Notice that you've got a $1 : 1$ mole ratio between $B a {\left(N {O}_{3}\right)}_{2}$ and $B a S {O}_{4}$; this means that for every mole of $B a {\left(N {O}_{3}\right)}_{2}$ used, 1 mole of solid will be produced.

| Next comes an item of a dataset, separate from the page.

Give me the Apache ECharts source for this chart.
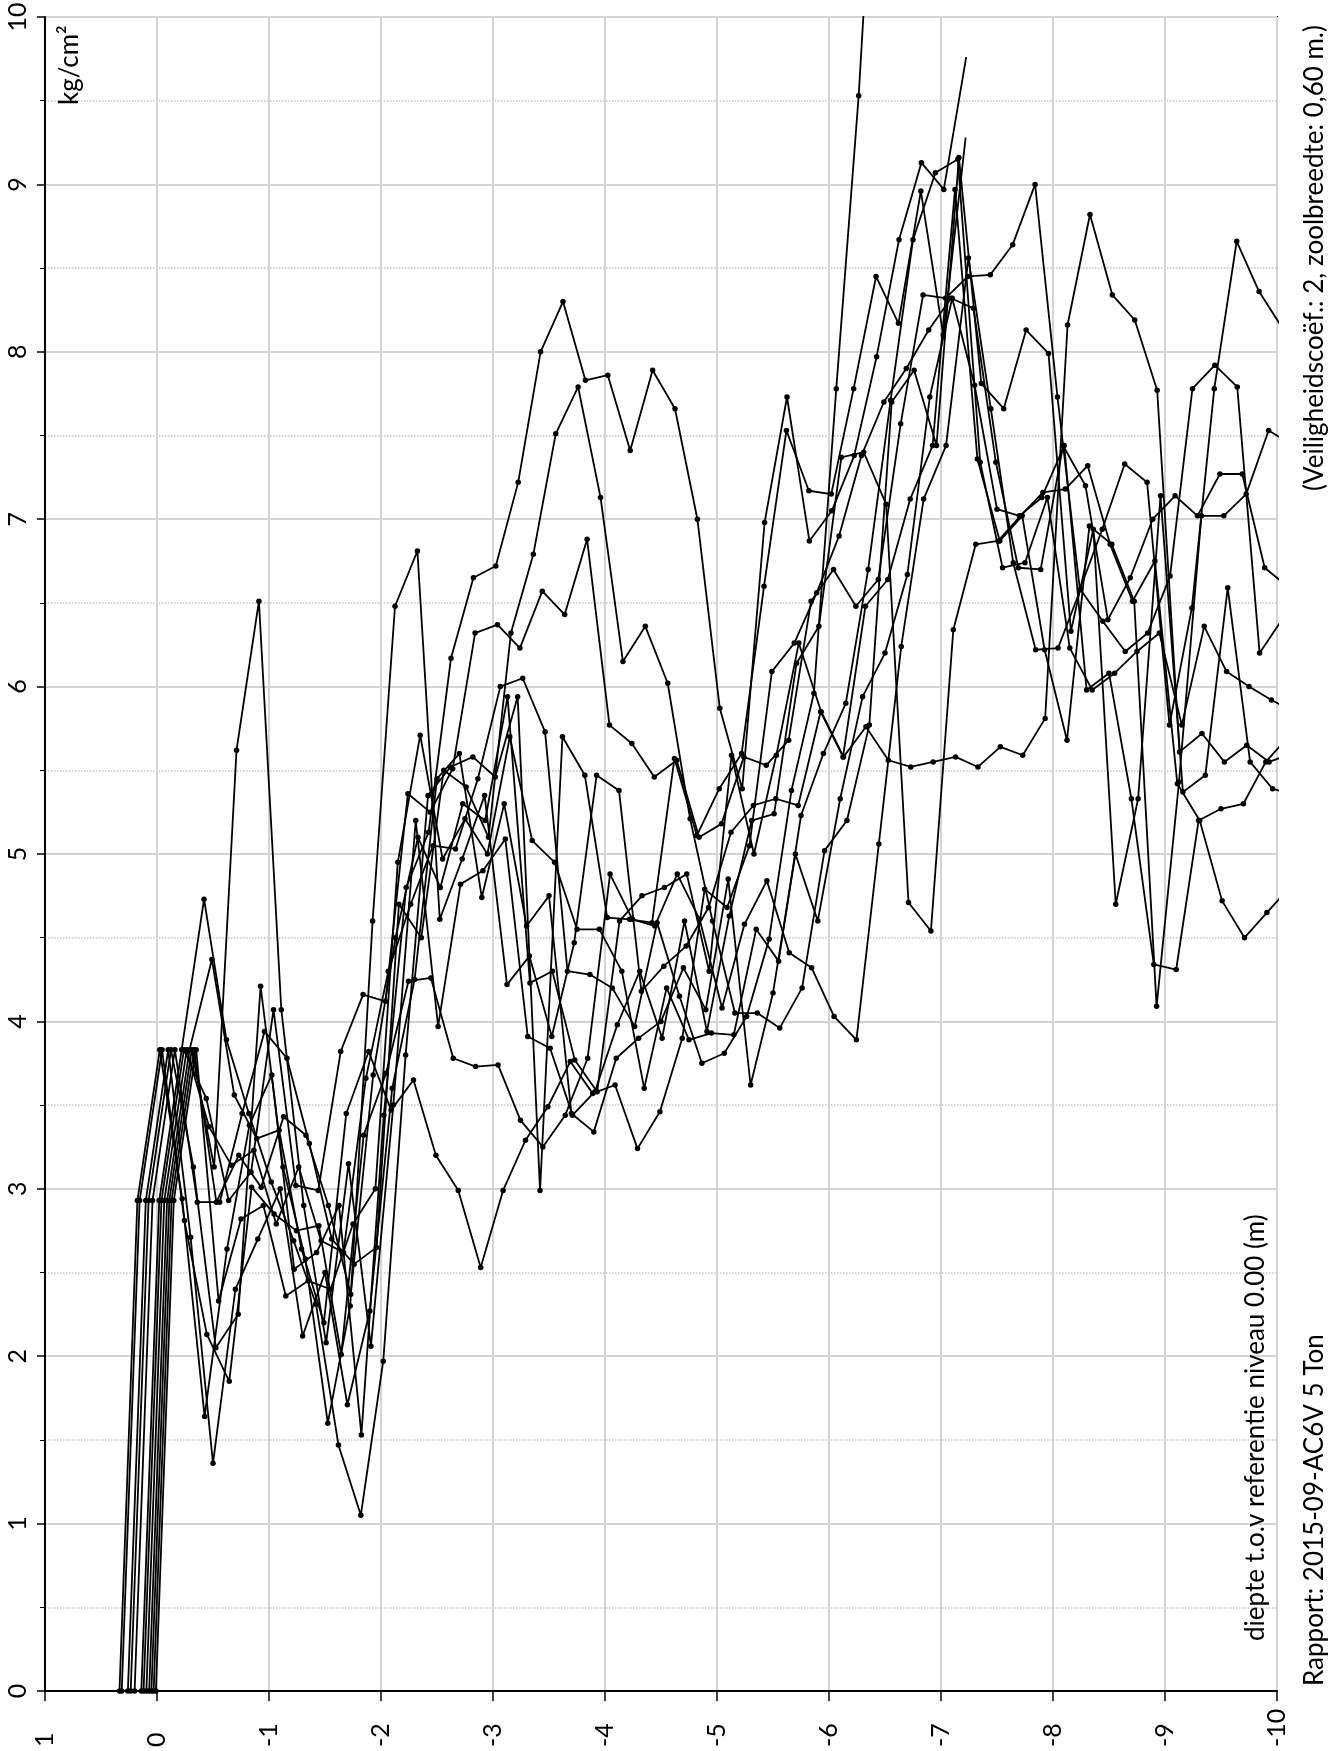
<!DOCTYPE html>
<html>
<head>
<meta charset="utf-8">
<script src="https://cdn.jsdelivr.net/npm/echarts@6/dist/echarts.min.js"></script>
<style>
  html, body { margin: 0; padding: 0; background: #fff; }
  #chart { width: 1342px; height: 1751px; }
</style>
</head>
<body>
<div id="chart"></div>
<script>
// sondeerwaarden (kg/cm2), één reeks per sondering, elke 0,20 m vanaf de startdiepte
var startDepths = [0.375, 0.355, 0.30, 0.275, 0.24, 0.18, 0.16, 0.135, 0.11, 0.09, 0.07, 0.05];
var depthStep = 0.2;
var surfaceShift = 0.04; // eerste punt (0 kg/cm2) ligt iets dieper dan de startdiepte

var s1 = [0, 2.93, 3.83, 2.94, 1.64, 2.64, 3.38, 3.68, 2.52, 2.62, 2.9, 1.53, 3.44, 4.8, 5.13, 6.17, 6.65, 6.72, 7.22, 8.0, 8.30, 7.83, 7.86, 7.41, 7.89, 7.66, 7.0, 5.87, 5.39, 6.98, 7.73, 6.87, 7.05, 7.38, 7.97, 8.67, 9.13, 8.97, 9.76];
var s2 = [0, 2.93, 3.83, 2.81, 2.13, 1.85, 3.01, 2.85, 2.75, 2.78, 2.01, 3.32, 3.69, 4.24, 4.26, 3.78, 3.73, 3.74, 3.41, 3.25, 3.44, 3.78, 4.88, 4.61, 4.57, 4.88, 4.61, 4.08, 4.58, 4.84, 4.41, 4.32, 4.03, 3.89, 5.06, 6.24, 7.12, 7.44, 8.56, 7.66, 6.74, 6.22, 6.23, 6.58, 6.39, 6.21, 6.32, 6.66, 7.78, 7.92, 7.79, 6.20, 6.4];
var s3 = [0, 2.93, 3.83, 2.71, 1.36, 2.40, 2.7, 3.0, 2.12, 2.5, 1.71, 2.27, 3.6, 4.25, 5.45, 5.6, 4.74, 5.30, 4.57, 4.75, 3.45, 3.34, 3.78, 3.90, 4.0, 4.32, 4.07, 4.85, 3.62, 4.17, 5.0, 4.6, 5.33, 5.94, 6.20, 6.67, 7.73, 8.32, 7.80, 7.06, 7.02, 7.13, 7.44, 5.98, 6.08, 5.33, 4.34, 4.31, 5.2, 5.27, 5.30, 5.55, 5.7];
var s4 = [0, 2.93, 3.83, 3.13, 2.05, 2.25, 4.21, 3.13, 2.58, 1.60, 2.3, 4.60, 6.48, 6.81, 4.61, 4.97, 5.35, 4.22, 4.39, 3.91, 4.47, 5.47, 5.38, 4.18, 4.33, 4.45, 4.68, 5.13, 5.29, 5.33, 5.29, 5.85, 5.58, 6.48, 6.64, 7.12, 7.44, 8.97, 7.36, 6.87, 7.02, 6.22, 5.68, 6.96, 6.85, 6.51, 4.09, 5.43, 7.02, 7.02, 7.15, 7.53, 7.45];
var s5 = [0, 2.93, 3.83, 2.92, 2.92, 3.45, 3.94, 3.78, 3.27, 2.7, 2.55, 2.65, 4.7, 4.5, 5.5, 5.4, 5.1, 6.32, 6.79, 7.51, 7.79, 7.13, 6.15, 6.36, 6.02, 5.21, 4.6, 4.05, 4.05, 3.96, 4.20, 5.02, 5.2, 5.77, 7.70, 7.89, 7.44, 9.16, 7.81, 7.66, 8.13, 7.99, 6.33, 6.94, 4.70, 5.33, 7.14, 5.37, 5.47, 6.59, 5.55, 5.39, 5.35];
var s6 = [0, 2.93, 3.83, 4.73, 3.89, 3.45, 3.04, 2.69, 2.31, 1.47, 1.05, 1.97, 3.8, 5.35, 5.52, 5.58, 5.46, 5.94, 2.99, 5.70, 5.47, 4.62, 4.61, 4.59, 5.57, 5.11, 5.39, 5.60, 6.60, 7.53, 7.17, 7.15, 7.78, 8.45, 8.17, 8.96, 8.10, 9.28];
var s7 = [0, 2.93, 3.83, 3.54, 2.93, 3.1, 4.07, 3.02, 2.99, 3.82, 4.16, 4.12, 5.36, 5.25, 5.51, 6.32, 6.37, 6.23, 6.57, 6.43, 6.88, 5.77, 5.66, 5.46, 5.56, 5.10, 5.18, 5.58, 5.53, 5.68, 6.51, 6.70, 6.48, 6.64, 7.57, 8.34, 8.32, 8.45, 8.46, 8.64, 9.0, 7.73, 6.58, 6.94, 7.33, 7.22, 5.77, 6.47, 7.78, 8.66, 8.36, 8.15];
var s8 = [0, 2.93, 3.83, 3.37, 3.14, 3.23, 2.79, 3.13, 2.69, 2.62, 3.66, 4.3, 4.7, 5.05, 5.03, 5.45, 6.0, 6.05, 5.73, 4.30, 4.28, 4.20, 3.97, 4.59, 4.15, 3.75, 3.81, 4.03, 4.49, 5.38, 5.96, 7.78, 9.53, 11.8];
var s9 = [0, 2.93, 3.83, 4.37, 3.56, 3.3, 3.35, 2.64, 2.2, 3.45, 3.82, 3.47, 3.65, 3.20, 2.99, 2.53, 2.99, 3.29, 3.49, 3.76, 3.57, 3.62, 3.24, 3.46, 3.90, 4.79, 4.68, 5.05, 6.09, 6.26, 6.56, 6.9, 7.38, 7.7, 7.90, 8.13, 8.32, 8.26, 7.34, 6.71, 6.7, 7.44, 7.2, 6.4, 6.65, 7.0, 7.14, 7.02, 7.27, 7.27, 6.71, 6.6];
var s10 = [0, 2.93, 3.83, 3.13, 5.62, 6.51, 4.07, 2.9, 2.08, 3.15, 2.06, 3.5, 5.20, 3.97, 4.82, 4.9, 5.09, 3.91, 3.84, 3.44, 3.58, 3.98, 4.3, 3.9, 4.6, 3.94, 4.63, 5.20, 5.24, 6.14, 6.36, 7.37, 7.40, 7.09, 4.71, 4.54, 6.34, 6.85, 6.87, 7.02, 7.16, 7.18, 7.32, 6.85, 6.51, 6.75, 5.42, 5.2, 4.72, 4.50, 4.65, 4.8];
var s11 = [0, 2.93, 3.83, 2.92, 3.2, 3.01, 3.43, 3.32, 2.9, 2.37, 3.68, 4.5, 5.1, 4.8, 5.3, 5.2, 5.94, 4.23, 4.30, 3.77, 3.58, 4.6, 4.75, 4.8, 4.88, 4.3, 5.59, 5.0, 5.59, 6.26, 5.85, 5.58, 5.76, 5.56, 5.52, 5.55, 5.58, 5.52, 5.64, 5.59, 5.81, 8.16, 8.82, 8.34, 8.19, 7.77, 5.61, 5.72, 5.55, 5.65, 5.55, 5.6];
var s12 = [0, 2.93, 3.83, 2.33, 2.82, 2.9, 2.36, 2.45, 2.4, 2.79, 3.0, 4.95, 5.71, 4.97, 5.21, 5.0, 5.70, 5.08, 4.95, 4.55, 4.55, 4.3, 3.6, 4.2, 3.89, 3.93, 3.92, 4.55, 4.36, 5.23, 5.6, 5.9, 6.7, 7.71, 8.67, 9.07, 9.15, 7.34, 6.71, 6.74, 7.13, 6.23, 5.98, 6.08, 6.21, 6.32, 5.77, 6.36, 6.09, 6.0, 5.92, 5.85];

var runs = [s1, s2, s3, s4, s5, s6, s7, s8, s9, s10, s11, s12];
// reeksen die midden in de grafiek ophouden (laatste punt zonder bolletje)
var openEnd = [true, false, false, false, false, true, false, false, false, false, false, false];

var depthTicks = { min: -10, max: 1 };
var kgTicks = { min: 0, max: 10 };

var font = 'Lato, "Open Sans", sans-serif';
var myChart = echarts.init(document.getElementById('chart'));

var series = runs.map(function (vals, k) {
    var data = vals.map(function (v, i) {
        var d = i === 0 ? startDepths[k] - surfaceShift : startDepths[k] - depthStep * i;
        var item = { value: [+d.toFixed(3), v] };
        if (openEnd[k] && i === vals.length - 1) {
            item.symbol = 'none';
        }
        return item;
    });
    return {
        type: 'line',
        data: data,
        symbol: 'circle',
        symbolSize: 5.5,
        showSymbol: true,
        clip: true,
        silent: true,
        lineStyle: { color: '#000', width: 1.8 },
        itemStyle: { color: '#000' },
        z: 3
    };
});

var option = {
    animation: false,
    backgroundColor: '#fff',
    grid: {
        left: 45, top: 17, right: 65, bottom: 60,
        containLabel: false,
        outerBoundsMode: 'none',
        show: true,
        borderColor: '#000',
        borderWidth: 2,
        backgroundColor: 'transparent'
    },
    xAxis: {
        type: 'value',
        min: depthTicks.min,
        max: depthTicks.max,
        interval: 1,
        inverse: true,
        position: 'bottom',
        axisLine: { show: true, onZero: false, lineStyle: { color: '#000', width: 2 } },
        axisTick: { show: true, length: 10, lineStyle: { color: '#000', width: 1.5 } },
        axisLabel: {
            rotate: 90, align: 'left', verticalAlign: 'middle', margin: 56,
            fontFamily: font, fontSize: 25, color: '#000'
        },
        splitLine: { show: true, lineStyle: { color: '#d4d4d4', width: 2 } }
    },
    yAxis: {
        type: 'value',
        min: kgTicks.min,
        max: kgTicks.max,
        interval: 1,
        axisLine: { show: true, onZero: false, lineStyle: { color: '#000', width: 2 } },
        axisTick: { show: true, length: 8, lineStyle: { color: '#000', width: 1.5 } },
        minorTick: { show: true, splitNumber: 2, length: 5, lineStyle: { color: '#000', width: 1 } },
        minorSplitLine: { show: true, lineStyle: { color: '#c4c4c4', type: 'dotted', width: 1.5 } },
        axisLabel: {
            rotate: 90, align: 'center', verticalAlign: 'middle', margin: 27,
            fontFamily: font, fontSize: 25, color: '#000'
        },
        splitLine: { show: true, lineStyle: { color: '#d4d4d4', width: 2 } }
    },
    graphic: [
        {
            type: 'text', x: 70, y: 105, rotation: Math.PI / 2, z: 10,
            style: { text: 'kg/cm²', font: '26px ' + font, fill: '#000', align: 'left', verticalAlign: 'middle' }
        },
        {
            type: 'text', x: 1256, y: 1641, rotation: Math.PI / 2, z: 10,
            style: { text: 'diepte t.o.v referentie niveau 0.00 (m)', font: '26px ' + font, fill: '#000', align: 'left', verticalAlign: 'middle' }
        },
        {
            type: 'text', x: 1315, y: 1686, rotation: Math.PI / 2, z: 10,
            style: { text: 'Rapport: 2015-09-AC6V 5 Ton', font: '26px ' + font, fill: '#000', align: 'left', verticalAlign: 'middle' }
        },
        {
            type: 'text', x: 1315, y: 491, rotation: Math.PI / 2, z: 10,
            style: { text: '(Veiligheidscoëf.: 2, zoolbreedte: 0,60 m.)', font: '26px ' + font, fill: '#000', align: 'left', verticalAlign: 'middle' }
        }
    ],
    series: series
};

myChart.setOption(option);
</script>
</body>
</html>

The number of $B a {\left(N {O}_{3}\right)}_{2}$ moles can be determined using its molarity:

$C = \frac{n}{V} \implies {n}_{B a {\left(N {O}_{3}\right)}_{2}} = C \cdot V = 0.50$ $\text{M} \cdot 25 \cdot {10}^{- 3}$ $\text{L}$

${n}_{B a {\left(N {O}_{3}\right)}_{2}} = 0.013$ $\text{moles}$

This means of course that ${n}_{B a S {O}_{4}} = {n}_{B a {\left(N {O}_{3}\right)}_{2}} = 0.013$ moles of solid will be formed. Knowing that $B a S {O}_{4}$'s molar mass is $233.3$ $\text{g/mol}$, the mass produced will be

${m}_{B a S {O}_{4}} = {n}_{B a S {O}_{4}} \cdot 233.3 \frac{g}{m o l} = 0.013$ $\text{moles} \cdot 233.3 \frac{g}{m o l}$

${m}_{B a S {O}_{4}} = 3.0$ $\text{g}$

The reaction's complete ionic equation is

$2 N {a}_{\left(a q\right)}^{+} + S {O}_{4 \left(a q\right)}^{2 -} + B {a}_{\left(a q\right)}^{2 +} + 2 N {O}_{3 \left(a q\right)}^{-} \to B a S {O}_{4 \left(s\right)} + 2 N {a}_{\left(a q\right)}^{+} + 2 N {O}_{3 \left(a q\right)}^{-}$

The net ionic equation is

$B {a}_{\left(a q\right)}^{2 +} + S {O}_{4 \left(a q\right)}^{2 -} \to B a S {O}_{4 \left(s\right)}$